Childhelp National Child Abuse Hotline:
RAINN (Rape, Abuse & Incest National Network):
Watch For, Think About
Themes are ideas that show up repeatedly in a story or play. By piecing together details we can identify what the story wants to share, whether it is stated openly or hidden between the lines.
Here are some questions about Little Dancer to guide you in thinking about themes in the play.
- What do you find beautiful in the play? What do you find ugly?
- Which characters do you admire? Why do you like them?
- Which characters do you not trust?
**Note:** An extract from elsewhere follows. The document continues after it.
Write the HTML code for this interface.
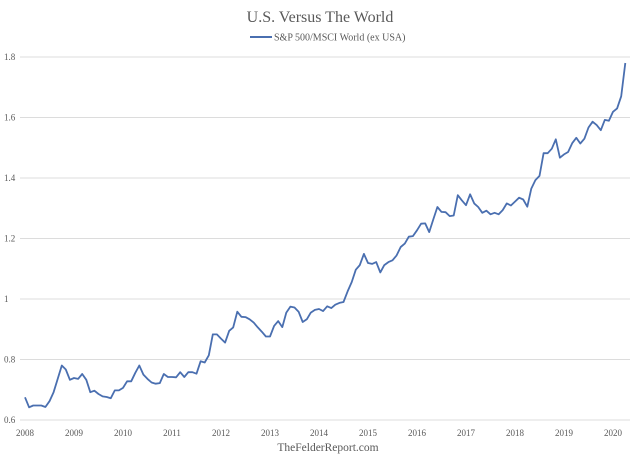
<!DOCTYPE html>
<html><head><meta charset="utf-8"><style>
html,body{margin:0;padding:0;background:#fff;}
svg{display:block;font-family:"Liberation Serif",serif;}
</style></head><body>
<svg id="chart" width="640" height="464">
<text x="320" y="22" text-anchor="middle" font-size="16" fill="#595959">U.S. Versus The World</text>
<g>
<line x1="250" y1="37" x2="272" y2="37" stroke="#4a6fb0" stroke-width="2"/>
<text x="274" y="40.5" font-size="10" fill="#595959">S&amp;P 500/MSCI World (ex USA)</text>
</g>
<g id="grid"></g><g id="ylab"></g><g id="xlab"></g>
<path id="line" fill="none" stroke="#4a6fb0" stroke-width="1.8" stroke-linejoin="round"/>
<text x="328" y="451" text-anchor="middle" font-size="11.5" fill="#595959">TheFelderReport.com</text>
</svg>
<script>
const yTicks=[0.6,0.8,1,1.2,1.4,1.6,1.8];
const yTickLabels=["0.6","0.8","1","1.2","1.4","1.6","1.8"];
const xYears=[2008,2009,2010,2011,2012,2013,2014,2015,2016,2017,2018,2019,2020];
const startYear=2008;
const values=[0.675,0.642,0.648,0.648,0.648,0.643,0.662,0.692,0.736,0.78,0.767,0.733,0.739,0.736,0.752,0.733,0.692,0.697,0.686,0.678,0.676,0.672,0.698,0.698,0.706,0.728,0.728,0.756,0.78,0.75,0.736,0.724,0.72,0.722,0.752,0.742,0.742,0.741,0.758,0.742,0.758,0.758,0.753,0.794,0.79,
0.814,0.883,0.883,0.869,0.856,0.895,0.906,0.958,0.941,0.94,0.933,0.922,0.906,0.892,0.876,0.876,0.911,0.927,0.907,0.955,0.975,0.972,0.958,0.924,0.933,0.955,0.964,
0.967,0.96,0.976,0.97,0.981,0.987,0.99,1.025,1.056,1.097,1.112,1.149,1.119,1.116,1.122,1.088,1.112,1.122,1.128,1.144,1.172,1.183,1.206,1.208,1.227,1.249,1.25,1.221,1.263,1.304,1.288,1.287,1.274,1.276,1.343,1.326,1.31,1.346,1.316,1.304,1.285,1.292,1.28,1.285,1.28,1.294,1.316,1.309,1.322,1.335,1.329,1.305,1.365,1.393,1.407,1.482,1.482,1.497,1.528,1.467,1.478,1.486,1.515,1.533,1.514,1.53,1.567,1.586,1.575,1.558,1.592,1.589,1.619,1.63,1.67,1.78];
const NS="http://www.w3.org/2000/svg";
const x=m=>25+m*(588/144);
const y=v=>420-(v-0.6)*302.5;
const grid=document.getElementById('grid'),ylab=document.getElementById('ylab'),xlab=document.getElementById('xlab');
yTicks.forEach((t,i)=>{
 const l=document.createElementNS(NS,'line');
 l.setAttribute('x1',20);l.setAttribute('x2',630);l.setAttribute('y1',y(t));l.setAttribute('y2',y(t));
 l.setAttribute('stroke','#dcdcdc');l.setAttribute('stroke-width','1');
 
 
 grid.appendChild(l);
 const tx=document.createElementNS(NS,'text');
 tx.setAttribute('x',4);tx.setAttribute('y',y(t)+3);tx.setAttribute('font-size','9');tx.setAttribute('fill','#595959');
 tx.textContent=yTickLabels[i];
 
 
 ylab.appendChild(tx);
});
xYears.forEach(yr=>{
 const tx=document.createElementNS(NS,'text');
 tx.setAttribute('x',x((yr-startYear)*12));tx.setAttribute('y',436);tx.setAttribute('font-size','9');tx.setAttribute('fill','#595959');tx.setAttribute('text-anchor','middle');
 tx.textContent=yr;
 
 
 xlab.appendChild(tx);
});
document.getElementById('line').setAttribute('d',values.map((v,i)=>(i?'L':'M')+x(i).toFixed(1)+','+y(v).toFixed(1)).join(''));
</script>
</body></html>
Why don’t you trust them?
- What are Marie’s various motives—her reasons for doing what she does?
- What motivates Degas?
- Pick other characters and consider their motivations.
- What are instances when characters demonstrate care for each other without asking—or demanding—favors in return?
- Ask yourself: How do you decide whether or to trust another person? How do you behave to show others they can trust you?
Edgar Degas: Little Dancer Aged Fourteen, 1878-1881.
Pigmented beeswax, clay, metal armature, rope, paintbrushes, human hair, silk and linen ribbon, cotton and silk tutu, linen slippers, on wooden base.
Overall without base: 38 15/16 x 13 11/16 x 13 7/8 in, weight: 49 lb.
National Gallery of Art, Washington, D.C., collection of Mr. and Mrs. Paul Mellon 1999.80.28
The artist Edgar Degas (1834–1917) sculpted Little Dancer Aged Fourteen in wax and other materials between 1878 and 1881. It was first exhibited in Paris at the 1881 Impressionist exhibition.
Critics despised the sculpture from the start, describing the figure as “repulsive,” “vicious,” and “a threat to society.” It was a naturalistic portrayal of a young girl, a poor “opera rat,” when the art world wanted gorgeous goddesses and historical heroines. It showed the rich and wealthy of Paris an aspect of their society they would rather pretend did not exist.
Degas never again exhibited the statue. It was only rediscovered in his studio following his death in 1917. It has since been cast in bronze, and copies of it exist in art museums around the world.
Little Dancer is now considered one of Degas’s finest works.